Do this: Leave the pictures out. Return all other data exactly.
== Collected material
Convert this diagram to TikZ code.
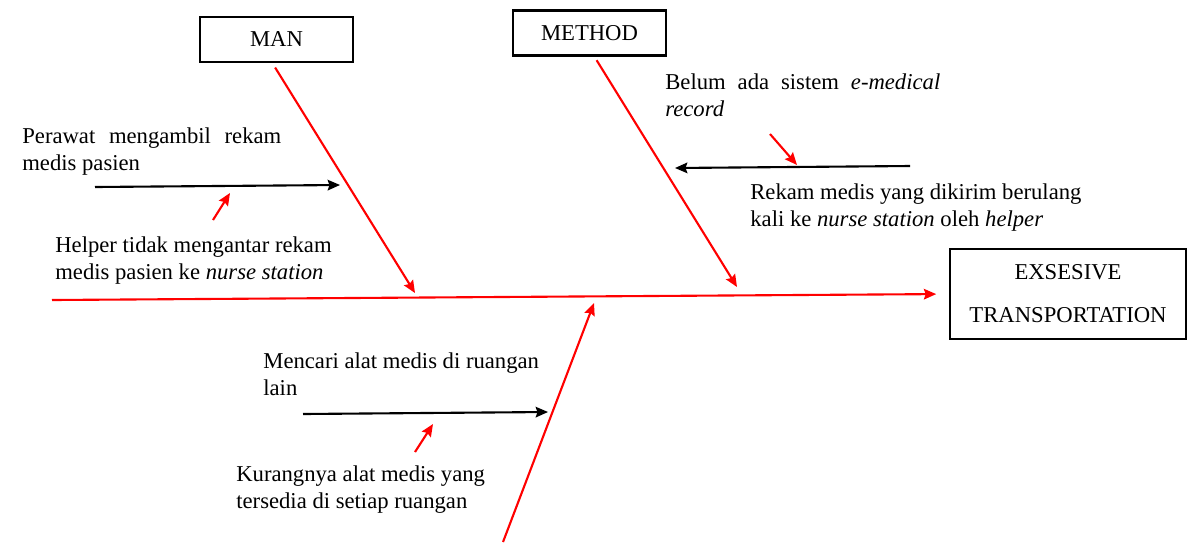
\documentclass[tikz,border=0pt]{standalone}
\usepackage{fontspec}
\setmainfont{Liberation Serif}
\usetikzlibrary{arrows.meta, positioning}

\begin{document}
\begin{tikzpicture}[x=0.02cm, y=-0.02cm, >={Stealth[length=7pt, width=6pt, inset=1pt]},
        every node/.style={font=\fontsize{12.9}{15.4}\selectfont},
        box/.style={draw, line width=1.5pt, minimum width=3.06cm, minimum height=0.9cm},
        cause/.style={anchor=north west, inner sep=0pt, align=left},
        bone/.style={->, draw=red, line width=1.2pt},
        sub/.style={->, draw=black, line width=1.2pt}]
        \useasboundingbox (0,0) rectangle (1189,542);

        \node[box] (man) at (276.5,39.5) {MAN};
        \node[box] (method) at (589.5,33) {METHOD};
        \node[box, minimum width=4.72cm, minimum height=1.8cm, align=center] (effect) at (1068,294) {EXSESIVE\\[9pt]TRANSPORTATION};

        \coordinate (tail) at (52,300);
        \coordinate (mantip) at (415,293);
        \coordinate (methodtip) at (737,287);
        \coordinate (root) at (503,542);
        \coordinate (roottip) at (594,303);

        \draw[bone, shorten >=0.25cm] (tail) -- (effect.west);
        \draw[bone, shorten <=0.1cm] ([xshift=-0.08cm]man.south) -- (mantip);
        \draw[bone, shorten <=0.08cm] ([xshift=0.1cm]method.south) -- (methodtip);
        \draw[bone] (root) -- (roottip);

        \node[cause, text width=5.18cm, align=justify] (c1) at (22,127) {Perawat mengambil rekam\linebreak medis pasien};
        \node[cause] (c2) at (55,236) {Helper tidak mengantar rekam\\medis pasien ke \textit{nurse station}};
        \node[cause, text width=5.5cm, align=justify] (c3) at (665,73) {Belum ada sistem \textit{e-medical}\linebreak \textit{record}};
        \node[cause] (c4) at (750,183) {Rekam medis yang dikirim berulang\\kali ke \textit{nurse station} oleh \textit{helper}};
        \node[cause] (c5) at (263,352) {Mencari alat medis di ruangan\\lain};
        \node[cause] (c6) at (236,465) {Kurangnya alat medis yang\\tersedia di setiap ruangan};

        \coordinate (a1) at (95,187);
        \coordinate (b1) at (340,185);
        \coordinate (a2) at (910,166);
        \coordinate (b2) at (675,168);
        \coordinate (a3) at (303,414);
        \coordinate (b3) at (548,412);
        \draw[sub] (a1) -- (b1);
        \draw[sub] (a2) -- (b2);
        \draw[sub] (a3) -- (b3);

        \coordinate (r1) at (213,220);
        \coordinate (s1) at (230,193);
        \coordinate (r2) at (770,134);
        \coordinate (s2) at (797,165);
        \coordinate (r3) at (415,452);
        \coordinate (s3) at (433,424);
        \draw[bone] (r1) -- (s1);
        \draw[bone] (r2) -- (s2);
        \draw[bone] (r3) -- (s3);
    \end{tikzpicture}
\end{document}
====
Written solution:
Convert this diagram to TikZ code.
\documentclass[tikz,border=0pt]{standalone}
\usepackage{fontspec}
\setmainfont{Liberation Serif}
\usetikzlibrary{arrows.meta, positioning}

\begin{document}
\begin{tikzpicture}[x=0.02cm, y=-0.02cm, >={Stealth[length=7pt, width=6pt, inset=1pt]},
        every node/.style={font=\fontsize{12.9}{15.4}\selectfont},
        box/.style={draw, line width=1.5pt, minimum width=3.06cm, minimum height=0.9cm},
        cause/.style={anchor=north west, inner sep=0pt, align=left},
        bone/.style={->, draw=red, line width=1.2pt},
        sub/.style={->, draw=black, line width=1.2pt}]
        \useasboundingbox (0,0) rectangle (1189,542);

        \node[box] (man) at (276.5,39.5) {MAN};
        \node[box] (method) at (589.5,33) {METHOD};
        \node[box, minimum width=4.72cm, minimum height=1.8cm, align=center] (effect) at (1068,294) {EXSESIVE\\[9pt]TRANSPORTATION};

        \coordinate (tail) at (52,300);
        \coordinate (mantip) at (415,293);
        \coordinate (methodtip) at (737,287);
        \coordinate (root) at (503,542);
        \coordinate (roottip) at (594,303);

        \draw[bone, shorten >=0.25cm] (tail) -- (effect.west);
        \draw[bone, shorten <=0.1cm] ([xshift=-0.08cm]man.south) -- (mantip);
        \draw[bone, shorten <=0.08cm] ([xshift=0.1cm]method.south) -- (methodtip);
        \draw[bone] (root) -- (roottip);

        \node[cause, text width=5.18cm, align=justify] (c1) at (22,127) {Perawat mengambil rekam\linebreak medis pasien};
        \node[cause] (c2) at (55,236) {Helper tidak mengantar rekam\\medis pasien ke \textit{nurse station}};
        \node[cause, text width=5.5cm, align=justify] (c3) at (665,73) {Belum ada sistem \textit{e-medical}\linebreak \textit{record}};
        \node[cause] (c4) at (750,183) {Rekam medis yang dikirim berulang\\kali ke \textit{nurse station} oleh \textit{helper}};
        \node[cause] (c5) at (263,352) {Mencari alat medis di ruangan\\lain};
        \node[cause] (c6) at (236,465) {Kurangnya alat medis yang\\tersedia di setiap ruangan};

        \coordinate (a1) at (95,187);
        \coordinate (b1) at (340,185);
        \coordinate (a2) at (910,166);
        \coordinate (b2) at (675,168);
        \coordinate (a3) at (303,414);
        \coordinate (b3) at (548,412);
        \draw[sub] (a1) -- (b1);
        \draw[sub] (a2) -- (b2);
        \draw[sub] (a3) -- (b3);

        \coordinate (r1) at (213,220);
        \coordinate (s1) at (230,193);
        \coordinate (r2) at (770,134);
        \coordinate (s2) at (797,165);
        \coordinate (r3) at (415,452);
        \coordinate (s3) at (433,424);
        \draw[bone] (r1) -- (s1);
        \draw[bone] (r2) -- (s2);
        \draw[bone] (r3) -- (s3);
    \end{tikzpicture}
\end{document}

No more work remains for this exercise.